══ Given information

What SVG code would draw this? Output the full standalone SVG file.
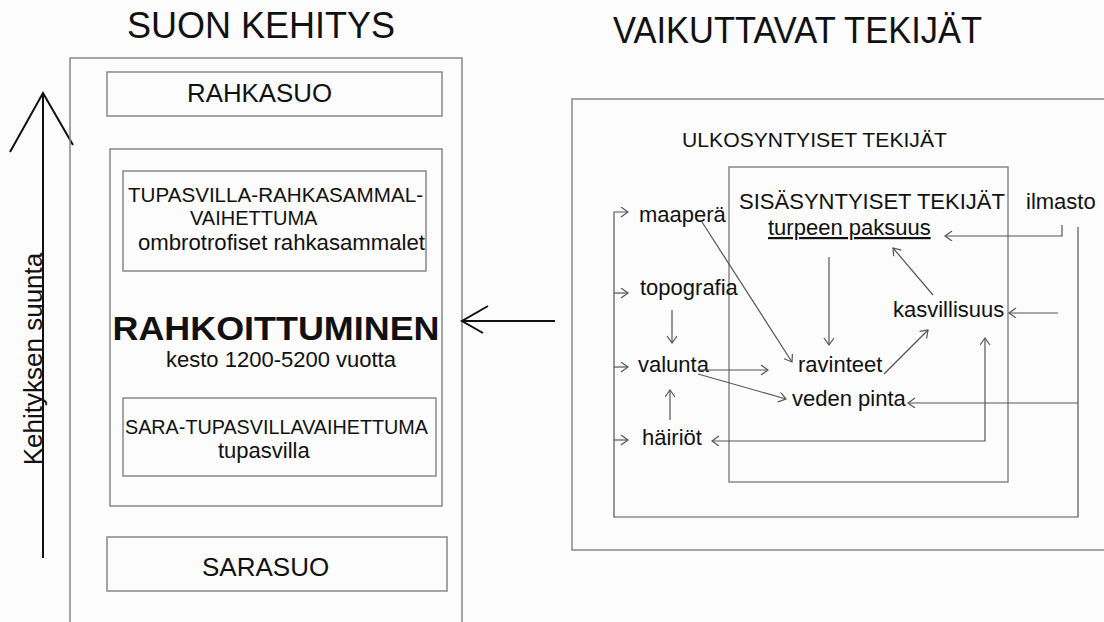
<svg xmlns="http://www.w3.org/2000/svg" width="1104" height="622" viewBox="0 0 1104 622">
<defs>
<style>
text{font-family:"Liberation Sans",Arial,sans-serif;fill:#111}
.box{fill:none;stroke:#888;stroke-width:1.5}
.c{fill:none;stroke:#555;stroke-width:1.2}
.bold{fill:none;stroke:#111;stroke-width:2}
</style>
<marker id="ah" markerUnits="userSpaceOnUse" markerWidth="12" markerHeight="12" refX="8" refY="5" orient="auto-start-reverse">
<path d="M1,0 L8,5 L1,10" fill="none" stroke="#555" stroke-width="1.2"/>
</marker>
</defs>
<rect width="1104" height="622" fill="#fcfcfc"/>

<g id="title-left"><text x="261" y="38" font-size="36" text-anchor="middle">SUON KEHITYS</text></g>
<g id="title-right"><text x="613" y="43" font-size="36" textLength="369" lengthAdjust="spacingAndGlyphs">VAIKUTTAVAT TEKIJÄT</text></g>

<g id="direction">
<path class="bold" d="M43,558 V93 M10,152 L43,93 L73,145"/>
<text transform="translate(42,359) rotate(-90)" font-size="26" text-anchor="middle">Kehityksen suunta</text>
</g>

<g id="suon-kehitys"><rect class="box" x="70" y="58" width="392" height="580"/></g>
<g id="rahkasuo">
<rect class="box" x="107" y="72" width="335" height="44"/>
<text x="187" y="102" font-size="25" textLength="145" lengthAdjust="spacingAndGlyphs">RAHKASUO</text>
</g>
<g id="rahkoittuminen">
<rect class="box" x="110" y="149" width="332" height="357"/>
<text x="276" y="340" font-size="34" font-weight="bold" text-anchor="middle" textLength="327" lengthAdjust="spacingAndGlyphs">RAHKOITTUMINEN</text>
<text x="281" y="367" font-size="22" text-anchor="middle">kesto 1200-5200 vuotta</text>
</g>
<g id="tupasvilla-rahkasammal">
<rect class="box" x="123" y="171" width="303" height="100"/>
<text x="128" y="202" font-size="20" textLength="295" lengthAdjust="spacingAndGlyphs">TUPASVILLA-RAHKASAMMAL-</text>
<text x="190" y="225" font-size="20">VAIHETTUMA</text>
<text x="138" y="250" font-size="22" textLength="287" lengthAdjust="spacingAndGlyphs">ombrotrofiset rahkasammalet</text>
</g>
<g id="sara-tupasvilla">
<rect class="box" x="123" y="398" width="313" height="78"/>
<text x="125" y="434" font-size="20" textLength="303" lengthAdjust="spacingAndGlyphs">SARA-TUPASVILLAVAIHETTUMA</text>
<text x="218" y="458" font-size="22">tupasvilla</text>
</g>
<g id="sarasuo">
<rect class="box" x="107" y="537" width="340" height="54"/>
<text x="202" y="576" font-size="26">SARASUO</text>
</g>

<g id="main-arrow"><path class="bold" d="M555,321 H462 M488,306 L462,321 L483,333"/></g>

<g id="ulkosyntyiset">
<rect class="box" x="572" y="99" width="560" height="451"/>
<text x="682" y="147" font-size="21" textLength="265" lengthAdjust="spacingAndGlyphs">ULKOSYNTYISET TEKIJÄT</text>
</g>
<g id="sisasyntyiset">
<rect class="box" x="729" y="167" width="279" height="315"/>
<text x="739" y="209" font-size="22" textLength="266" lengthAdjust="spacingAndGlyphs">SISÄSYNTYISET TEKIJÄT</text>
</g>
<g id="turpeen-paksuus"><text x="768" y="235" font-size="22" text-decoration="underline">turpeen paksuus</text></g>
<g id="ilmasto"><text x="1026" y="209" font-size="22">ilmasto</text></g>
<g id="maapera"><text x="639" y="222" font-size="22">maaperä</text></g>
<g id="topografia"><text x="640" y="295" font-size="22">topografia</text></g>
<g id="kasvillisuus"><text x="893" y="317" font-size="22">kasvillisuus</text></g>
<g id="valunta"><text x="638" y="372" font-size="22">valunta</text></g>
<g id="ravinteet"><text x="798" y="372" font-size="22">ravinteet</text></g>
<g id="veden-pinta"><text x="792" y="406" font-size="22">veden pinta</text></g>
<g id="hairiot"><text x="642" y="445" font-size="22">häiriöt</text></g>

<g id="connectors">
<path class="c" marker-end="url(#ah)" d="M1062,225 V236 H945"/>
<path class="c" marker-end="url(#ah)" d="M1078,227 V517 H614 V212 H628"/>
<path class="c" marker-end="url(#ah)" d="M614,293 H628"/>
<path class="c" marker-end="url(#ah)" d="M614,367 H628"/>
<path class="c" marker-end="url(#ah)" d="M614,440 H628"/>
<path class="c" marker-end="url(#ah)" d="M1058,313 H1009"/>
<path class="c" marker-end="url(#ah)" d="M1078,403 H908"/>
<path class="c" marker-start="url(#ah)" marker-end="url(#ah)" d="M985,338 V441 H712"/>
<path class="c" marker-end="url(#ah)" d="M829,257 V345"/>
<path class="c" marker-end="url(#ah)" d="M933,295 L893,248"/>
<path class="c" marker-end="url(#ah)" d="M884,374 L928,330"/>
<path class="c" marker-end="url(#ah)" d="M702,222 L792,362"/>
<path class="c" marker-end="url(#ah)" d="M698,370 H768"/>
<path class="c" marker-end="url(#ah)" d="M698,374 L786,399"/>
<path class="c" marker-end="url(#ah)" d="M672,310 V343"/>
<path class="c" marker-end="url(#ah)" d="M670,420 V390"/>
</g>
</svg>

════

Leaving the pictures aside, transcribe the entire listing exactly.

What SVG code would draw this? Output the full standalone SVG file.
<svg xmlns="http://www.w3.org/2000/svg" width="1104" height="622" viewBox="0 0 1104 622">
<defs>
<style>
text{font-family:"Liberation Sans",Arial,sans-serif;fill:#111}
.box{fill:none;stroke:#888;stroke-width:1.5}
.c{fill:none;stroke:#555;stroke-width:1.2}
.bold{fill:none;stroke:#111;stroke-width:2}
</style>
<marker id="ah" markerUnits="userSpaceOnUse" markerWidth="12" markerHeight="12" refX="8" refY="5" orient="auto-start-reverse">
<path d="M1,0 L8,5 L1,10" fill="none" stroke="#555" stroke-width="1.2"/>
</marker>
</defs>
<rect width="1104" height="622" fill="#fcfcfc"/>

<g id="title-left"><text x="261" y="38" font-size="36" text-anchor="middle">SUON KEHITYS</text></g>
<g id="title-right"><text x="613" y="43" font-size="36" textLength="369" lengthAdjust="spacingAndGlyphs">VAIKUTTAVAT TEKIJÄT</text></g>

<g id="direction">
<path class="bold" d="M43,558 V93 M10,152 L43,93 L73,145"/>
<text transform="translate(42,359) rotate(-90)" font-size="26" text-anchor="middle">Kehityksen suunta</text>
</g>

<g id="suon-kehitys"><rect class="box" x="70" y="58" width="392" height="580"/></g>
<g id="rahkasuo">
<rect class="box" x="107" y="72" width="335" height="44"/>
<text x="187" y="102" font-size="25" textLength="145" lengthAdjust="spacingAndGlyphs">RAHKASUO</text>
</g>
<g id="rahkoittuminen">
<rect class="box" x="110" y="149" width="332" height="357"/>
<text x="276" y="340" font-size="34" font-weight="bold" text-anchor="middle" textLength="327" lengthAdjust="spacingAndGlyphs">RAHKOITTUMINEN</text>
<text x="281" y="367" font-size="22" text-anchor="middle">kesto 1200-5200 vuotta</text>
</g>
<g id="tupasvilla-rahkasammal">
<rect class="box" x="123" y="171" width="303" height="100"/>
<text x="128" y="202" font-size="20" textLength="295" lengthAdjust="spacingAndGlyphs">TUPASVILLA-RAHKASAMMAL-</text>
<text x="190" y="225" font-size="20">VAIHETTUMA</text>
<text x="138" y="250" font-size="22" textLength="287" lengthAdjust="spacingAndGlyphs">ombrotrofiset rahkasammalet</text>
</g>
<g id="sara-tupasvilla">
<rect class="box" x="123" y="398" width="313" height="78"/>
<text x="125" y="434" font-size="20" textLength="303" lengthAdjust="spacingAndGlyphs">SARA-TUPASVILLAVAIHETTUMA</text>
<text x="218" y="458" font-size="22">tupasvilla</text>
</g>
<g id="sarasuo">
<rect class="box" x="107" y="537" width="340" height="54"/>
<text x="202" y="576" font-size="26">SARASUO</text>
</g>

<g id="main-arrow"><path class="bold" d="M555,321 H462 M488,306 L462,321 L483,333"/></g>

<g id="ulkosyntyiset">
<rect class="box" x="572" y="99" width="560" height="451"/>
<text x="682" y="147" font-size="21" textLength="265" lengthAdjust="spacingAndGlyphs">ULKOSYNTYISET TEKIJÄT</text>
</g>
<g id="sisasyntyiset">
<rect class="box" x="729" y="167" width="279" height="315"/>
<text x="739" y="209" font-size="22" textLength="266" lengthAdjust="spacingAndGlyphs">SISÄSYNTYISET TEKIJÄT</text>
</g>
<g id="turpeen-paksuus"><text x="768" y="235" font-size="22" text-decoration="underline">turpeen paksuus</text></g>
<g id="ilmasto"><text x="1026" y="209" font-size="22">ilmasto</text></g>
<g id="maapera"><text x="639" y="222" font-size="22">maaperä</text></g>
<g id="topografia"><text x="640" y="295" font-size="22">topografia</text></g>
<g id="kasvillisuus"><text x="893" y="317" font-size="22">kasvillisuus</text></g>
<g id="valunta"><text x="638" y="372" font-size="22">valunta</text></g>
<g id="ravinteet"><text x="798" y="372" font-size="22">ravinteet</text></g>
<g id="veden-pinta"><text x="792" y="406" font-size="22">veden pinta</text></g>
<g id="hairiot"><text x="642" y="445" font-size="22">häiriöt</text></g>

<g id="connectors">
<path class="c" marker-end="url(#ah)" d="M1062,225 V236 H945"/>
<path class="c" marker-end="url(#ah)" d="M1078,227 V517 H614 V212 H628"/>
<path class="c" marker-end="url(#ah)" d="M614,293 H628"/>
<path class="c" marker-end="url(#ah)" d="M614,367 H628"/>
<path class="c" marker-end="url(#ah)" d="M614,440 H628"/>
<path class="c" marker-end="url(#ah)" d="M1058,313 H1009"/>
<path class="c" marker-end="url(#ah)" d="M1078,403 H908"/>
<path class="c" marker-start="url(#ah)" marker-end="url(#ah)" d="M985,338 V441 H712"/>
<path class="c" marker-end="url(#ah)" d="M829,257 V345"/>
<path class="c" marker-end="url(#ah)" d="M933,295 L893,248"/>
<path class="c" marker-end="url(#ah)" d="M884,374 L928,330"/>
<path class="c" marker-end="url(#ah)" d="M702,222 L792,362"/>
<path class="c" marker-end="url(#ah)" d="M698,370 H768"/>
<path class="c" marker-end="url(#ah)" d="M698,374 L786,399"/>
<path class="c" marker-end="url(#ah)" d="M672,310 V343"/>
<path class="c" marker-end="url(#ah)" d="M670,420 V390"/>
</g>
</svg>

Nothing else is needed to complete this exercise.